Sometimes the ever-shifting musical landscape can make the listener pause to consider where a returning artist exactly fits in. The first release for almost four years from Tosca (Viennese duo Richard Dorfmeister and Rupert Huber) is a case in hand. Their prepossessing, gently beatific music first appeared around the turn of the century, most noticeably with the release of the acclaimed Suzuki. Each subsequent release has seen them navigate post-downtempo, trip hop waters with a calm authority and quiet modesty. When approaching Odeon the question that arises is how will their sound fare in the altered musical terrain of 2013?
There’s a sense with Odeon that they’ve consciously tried to do something different, delivering something a little distanced from their other work, without sacrificing their core principles. Inevitably there are moments that don’t translate quite as well as others but on the whole they generally succeed. Importantly, there is no sense that their sound has dated or faded.

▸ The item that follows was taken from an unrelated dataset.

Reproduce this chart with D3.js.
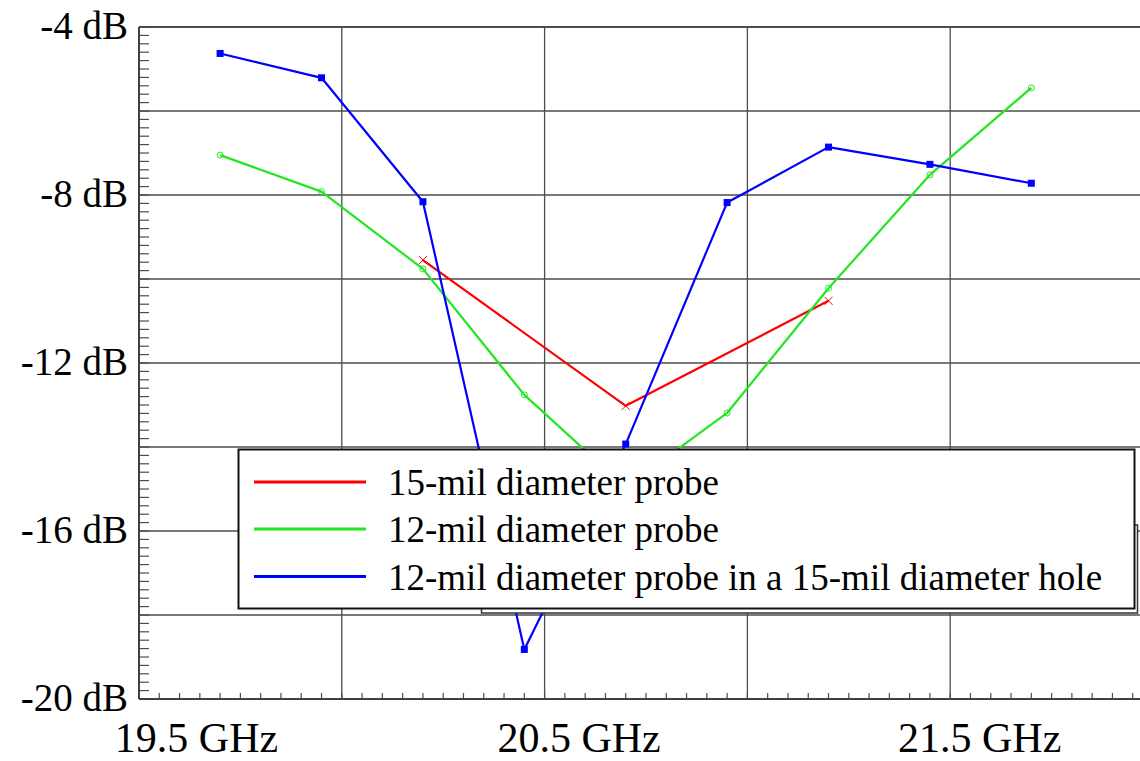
<!DOCTYPE html>
<html>
<head>
<meta charset="utf-8">
<script src="https://cdn.jsdelivr.net/npm/d3@7"></script>
<style>
  html, body { margin: 0; padding: 0; background: #fff; overflow: hidden; }
  svg { display: block; }
  text { font-family: "Liberation Serif", "Times New Roman", serif; fill: #000; }
</style>
</head>
<body>
<svg id="chart" width="1140" height="761"></svg>
<script>
// ---- data ----
const freqs = [19.7, 19.95, 20.2, 20.45, 20.7, 20.95, 21.2, 21.45, 21.7];
const probe15 = [null, null, -9.55, null, -13.02, null, -10.52, null, null];
const probe12 = [-7.05, -7.92, -9.76, -12.76, -14.96, -13.19, -10.22, -7.52, -5.45];
const probe12in15 = [-4.63, -5.21, -8.16, -18.82, -13.93, -8.18, -6.86, -7.27, -7.72];
const seriesNames = ["15-mil diameter probe", "12-mil diameter probe", "12-mil diameter probe in a 15-mil diameter hole"];
const seriesColors = ["#ff0000", "#22e622", "#0000ff"];
const seriesMarkers = ["cross", "circle", "square"];
const xTickValues = [19.5, 20.5, 21.5];
const xTickLabels = ["19.5 GHz", "20.5 GHz", "21.5 GHz"];
const yTickValues = [-4, -8, -12, -16, -20];
const yTickLabels = ["-4 dB", "-8 dB", "-12 dB", "-16 dB", "-20 dB"];

// ---- layout ----
const svg = d3.select("#chart");
const x = d3.scaleLinear().domain([19.5, 22.0]).range([139, 1153]);
const y = d3.scaleLinear().domain([-20, -4]).range([699, 27]);
const gridCol = "#4d4d4d";

// grid
const gGrid = svg.append("g");
gGrid.selectAll("line.vg").data(d3.range(20, 22.01, 0.5)).enter().append("line")
  .attr("x1", d => x(d)).attr("x2", d => x(d)).attr("y1", y(-4)).attr("y2", y(-20))
  .attr("stroke", gridCol).attr("stroke-width", 1.3);
gGrid.selectAll("line.hg").data(d3.range(-18, -3.99, 2)).enter().append("line")
  .attr("x1", x(19.5)).attr("x2", 1140).attr("y1", d => y(d)).attr("y2", d => y(d))
  .attr("stroke", gridCol).attr("stroke-width", 1.3);

// minor ticks
const yMinor = d3.range(-20, -3.99, 0.2).map(v => Math.round(v * 10) / 10);
gGrid.selectAll("line.ym").data(yMinor).enter().append("line")
  .attr("x1", x(19.5)).attr("x2", x(19.5) + 10).attr("y1", d => y(d)).attr("y2", d => y(d))
  .attr("stroke", gridCol).attr("stroke-width", 1.2);
const xMinor = d3.range(19.5, 22.0001, 0.05).map(v => Math.round(v * 100) / 100);
gGrid.selectAll("line.xm").data(xMinor).enter().append("line")
  .attr("x1", d => x(d)).attr("x2", d => x(d)).attr("y1", y(-20)).attr("y2", y(-20) - 6)
  .attr("stroke", gridCol).attr("stroke-width", 1.2);

// axes lines
svg.append("line").attr("x1", x(19.5)).attr("x2", x(19.5)).attr("y1", y(-4)).attr("y2", y(-20))
  .attr("stroke", "#404040").attr("stroke-width", 2);
svg.append("line").attr("x1", x(19.5)).attr("x2", 1140).attr("y1", y(-20)).attr("y2", y(-20))
  .attr("stroke", "#404040").attr("stroke-width", 2);
svg.append("line").attr("x1", x(19.5)).attr("x2", 1140).attr("y1", y(-4)).attr("y2", y(-4))
  .attr("stroke", "#404040").attr("stroke-width", 1.6);

// tick labels
const yAxis = d3.axisLeft(y).tickValues(yTickValues).tickSize(0).tickPadding(0)
  .tickFormat((d, i) => yTickLabels[i]);
const gy = svg.append("g").attr("transform", "translate(128,0)").call(yAxis);
gy.select(".domain").remove();
gy.selectAll("text").style("font-size", "39px").attr("dy", "0.3em")
  .style("font-family", '"Liberation Serif", serif').attr("fill", "#000");

const xShift = [57, 34, 29];
const xAxis = d3.axisBottom(x).tickValues(xTickValues).tickSize(0).tickPadding(0)
  .tickFormat((d, i) => xTickLabels[i]);
const gx = svg.append("g").attr("transform", "translate(0,699)").call(xAxis);
gx.select(".domain").remove();
gx.selectAll("text").style("font-size", "42px").attr("dy", null).attr("y", 53)
  .attr("dx", (d, i) => xShift[i])
  .style("font-family", '"Liberation Serif", serif').attr("fill", "#000");

// series
const allSeries = [probe15, probe12, probe12in15];
const line = d3.line().defined(d => d.v !== null).x(d => x(d.f)).y(d => y(d.v));
allSeries.forEach((vals, si) => {
  const pts = freqs.map((f, i) => ({ f, v: vals[i] })).filter(d => d.v !== null);
  svg.append("path").datum(pts).attr("d", line)
    .attr("fill", "none").attr("stroke", seriesColors[si]).attr("stroke-width", 2.2)
    .attr("stroke-linejoin", "round");
  const g = svg.append("g");
  pts.forEach(d => {
    const cx = x(d.f), cy = y(d.v);
    if (seriesMarkers[si] === "square") {
      g.append("rect").attr("x", cx - 3.5).attr("y", cy - 3.5).attr("width", 7).attr("height", 7)
        .attr("fill", seriesColors[si]);
    } else if (seriesMarkers[si] === "circle") {
      g.append("circle").attr("cx", cx).attr("cy", cy).attr("r", 3)
        .attr("fill", "none").attr("stroke", seriesColors[si]).attr("stroke-width", 1);
    } else {
      g.append("path").attr("d", `M${cx - 4},${cy - 4}L${cx + 4},${cy + 4}M${cx - 4},${cy + 4}L${cx + 4},${cy - 4}`)
        .attr("stroke", seriesColors[si]).attr("stroke-width", 1);
    }
  });
});

// background box behind legend
svg.append("rect").attr("x", 481.5).attr("y", 525).attr("width", 656).attr("height", 88)
  .attr("fill", "#fff").attr("stroke", "#333").attr("stroke-width", 1.5);

// legend
const lg = svg.append("g");
lg.append("rect").attr("x", 238.5).attr("y", 449.5).attr("width", 896).attr("height", 159)
  .attr("fill", "#fff").attr("stroke", "#111").attr("stroke-width", 2);
const rowY = [482, 529, 576.5];
seriesNames.forEach((name, i) => {
  lg.append("line").attr("x1", 254).attr("x2", 366).attr("y1", rowY[i]).attr("y2", rowY[i])
    .attr("stroke", seriesColors[i]).attr("stroke-width", 3.2);
  lg.append("text").attr("x", 388).attr("y", rowY[i] + 13).style("font-size", "37px").text(name);
});
</script>
</body>
</html>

Odeon’s key point of difference is the array of guest vocalists that have been enlisted for the record. Dorfmeister recently spoke of how they wanted to make this a darker record but this only really manifests itself on certain tracks. Indeed, the two stand-out vocal tracks sit at the other end of the musical spectrum. Belgian singer-songwriter Sarah Carlier brings a warmth and sultriness to What If, aided also by the thread of acoustic guitar that percolates through the track, whilst Brazilian vocalist Lucas Santtana brings a fleet-footed, sun-kissed lightness to Stuttgart.
On Jay Jay and In My Brain Prinz Eugen however the vocals of JJ Jones are far less effective, sounding poorly reconciled to the music. The former has a vague Depeche Mode feel to it with its mildly propulsive, beat-driven sound whilst the pronounced riffs and wheezy, slightly overstretched vocals of the latter result in arguably the weakest track on the album. These two moments aside however, it’s generally a good showing and musically there are plenty of interesting things happening under the surface.
Heatwave has a nice underlying tension to it, reminiscent of late Massive Attack, whilst Chris Eckman of The Walkabouts shows that rougher, slightly more abrasive vocals can work in the correct circumstances on Meixner. Cavallo meanwhile demonstrates a skillful synthesis of different elements (also incorporating Roland Neuwirth’s part-whispered vocal). Paradoxically, a case can be made for the two strongest pieces being the brief instrumentals that open and close the album. Zur Guten Ambience ushers in the album in understated style whilst Bonjour offers a suitably ambient epilogue.
Odeon may lack two of the qualities that were so evident and satisfying on albums like Suzuki and No Hassle, namely their smooth consistency and unbroken flow. Similarly, it may not have quite the same vitality and zestfulness but, imperfections aside, it shows evidence of a single-mindedness and versatility than many may have suspected they didn’t possess.